Tommy Knowles, campaign director with WDL, said in an email that the group will not be conducting its own investigations in the South Peace as it did in the South Selkirk, because of the “complicated political situation.”

“(The) West Moberly First Nations and Saulteau First Nations support the wolf cull,” he wrote. “We recognize that their traditional territory encompasses the area where the cull is taking place and without consent, we didn’t feel like it was right to campaign there.”

Knowles added his organization recognizes the important role caribou play in the traditional culture of Indigenous people in British Columbia.

“Still, we adamantly disagree with the wolf cull as a tactic to recover the endangered herds and believe that only habitat protection and restoration will bring caribou back to sustain a healthy population,” he wrote.

Knowles said despite the government’s stated role in protecting caribou, it has allowed industrial development to “decimate critical caribou habitat.”

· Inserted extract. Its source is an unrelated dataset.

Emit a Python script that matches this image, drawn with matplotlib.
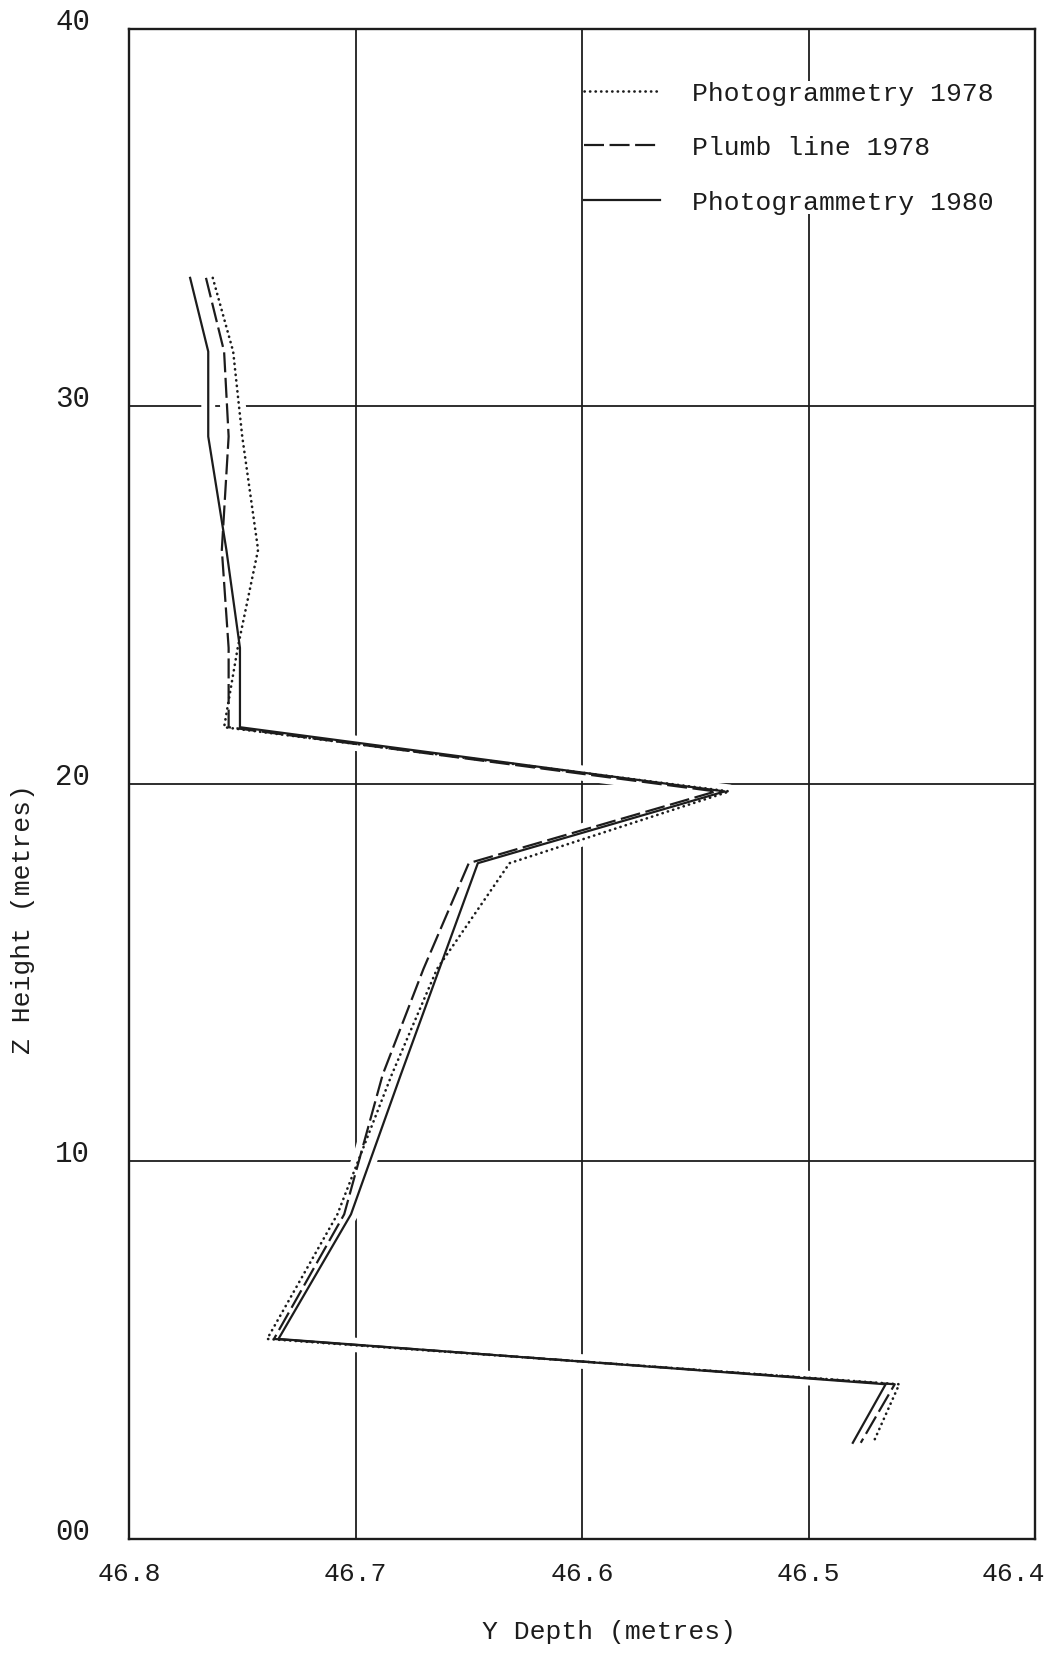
import matplotlib
matplotlib.use('Agg')
import matplotlib.pyplot as plt

# ---------------- data ----------------
height = [33.4, 31.45, 29.2, 26.2, 23.6, 21.5, 19.8, 17.9, 15.1, 12.3, 8.6, 5.3, 4.1, 2.55]
photo_1978 = [46.763, 46.754, 46.750, 46.743, 46.752, 46.758, 46.535, 46.632,
              46.664, 46.684, 46.708, 46.739, 46.460, 46.4715]
plumb_1978 = [46.766, 46.758, 46.756, 46.759, 46.756, 46.756, 46.541, 46.650,
              46.670, 46.688, 46.705, 46.736, 46.462, 46.477]
photo_1980 = [46.773, 46.765, 46.765, 46.757, 46.751, 46.751, 46.537, 46.646,
              46.663, 46.680, 46.702, 46.734, 46.466, 46.4805]

series_labels = ["Photogrammetry 1978", "Plumb line 1978", "Photogrammetry 1980"]
x_ticks = [46.8, 46.7, 46.6, 46.5, 46.4]
x_ticklabels = ["46.8", "46.7", "46.6", "46.5", "46.4"]
y_ticks = [0, 10, 20, 30, 40]
y_ticklabels = ["00", "10", "20", "30", "40"]

# ---------------- style ----------------
FONT = "Liberation Mono"
FS = 19
INK = "#1c1c1c"
plt.rcParams['font.family'] = [FONT, 'DejaVu Sans Mono']

fig = plt.figure(figsize=(10.5, 16.56), dpi=100)
ax = fig.add_axes([0.1228, 0.0700, 0.8631, 0.9121])

ax.set_xlim(46.8, 46.4)
ax.set_ylim(0, 40)
ax.set_axisbelow(True)
ax.grid(True, color=INK, lw=1.3)
for sp in ax.spines.values():
    sp.set_linewidth(1.7)
    sp.set_color(INK)
    sp.set_zorder(2.5)

styles = [
    dict(linestyle=(0, (0.1, 2.0)), dash_capstyle='round', lw=1.9),
    dict(linestyle=(0, (9, 2.5)), lw=1.6),
    dict(linestyle='-', lw=1.6),
]
all_series = [photo_1978, plumb_1978, photo_1980]

# white halos so the grid is broken around the traces (as in the plotter output)
for vals in all_series:
    ax.plot(vals, height, color='white', lw=10, solid_capstyle='round', zorder=1.5)

handles = []
for vals, st, lab in zip(all_series, styles, series_labels):
    ln, = ax.plot(vals, height, color=INK, zorder=3, label=lab, **st)
    handles.append(ln)

# ticks
ax.set_xticks(x_ticks)
ax.set_xticklabels(x_ticklabels[:-1] + [""])
ax.set_yticks(y_ticks)
ax.set_yticklabels(y_ticklabels)
ax.tick_params(axis='x', length=0, pad=16, labelsize=FS, labelcolor=INK)
ax.tick_params(axis='y', length=0, pad=28, labelsize=FS + 2, labelcolor=INK)
plt.setp(ax.get_yticklabels(), va='baseline')
ax.annotate(x_ticklabels[-1], xy=(x_ticks[-1], 0), xycoords=('data', 'axes fraction'),
            xytext=(-16, -16), textcoords='offset points', ha='center', va='top',
            fontsize=FS, color=INK, annotation_clip=False)

ax.set_xlabel("Y Depth (metres)", fontsize=FS, color=INK)
ax.xaxis.set_label_coords(0.53, -0.053)
ax.set_ylabel("Z Height (metres)", fontsize=FS, color=INK)
ax.yaxis.set_label_coords(-0.104, 0.411)

leg = ax.legend(handles=handles, loc='upper left', bbox_to_anchor=(0.502, 0.9655),
                borderpad=0, borderaxespad=0, frameon=True, fancybox=False,
                edgecolor='none', facecolor='white', framealpha=1,
                handlelength=2.9, handletextpad=1.2, labelspacing=1.16,
                prop={'family': FONT, 'size': FS})
for t in leg.get_texts():
    t.set_color(INK)
leg.set_zorder(5)

fig.savefig("out.png", dpi=100, facecolor='white')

The wolf cull is already underway in the South Peace near Chetwynd. The ministry says it will not report the results until the spring.

In late November 2015, Saulteau First Nations Chief Nathan Parenteau told the Alaska Highway News that he supports the cull.

“Moose, caribou, everything is getting hammered by (wolves), ” he said during a signing ceremony with provincial government ministers.

“It’s a matter of balance,” he added. “We’ve put it into an area where it’s unbalanced, now we have to bring that balance back. Part of that may be a cull.”

The wolf cull is entering its second year and is planned to last five years. The cull will be reviewed after four years.

In 2015, the ministry says 73 wolves were removed in the South Peace, short of it’s original goal of 160.

“The original removal goal was an estimate of the maximum number of wolves that might be removed, not a quota,” Bethel wrote.

He said the number of wolves to be removed in 2016 and in future years will depend on how quickly wolves re-populate the areas and how effective the program is.

Bethel says the ministry will not be releasing the name of the contractor it has hired to carry out the wolf cull in the South Peace due to “threats to personal safety of those involved in caribou recovery/wolf removal activities.”

There are seven herds of caribou populations in the South Peace: the Quintette, Moberly, Scott, Kennedy Siding, Burnt Pine, Narraway and Graham.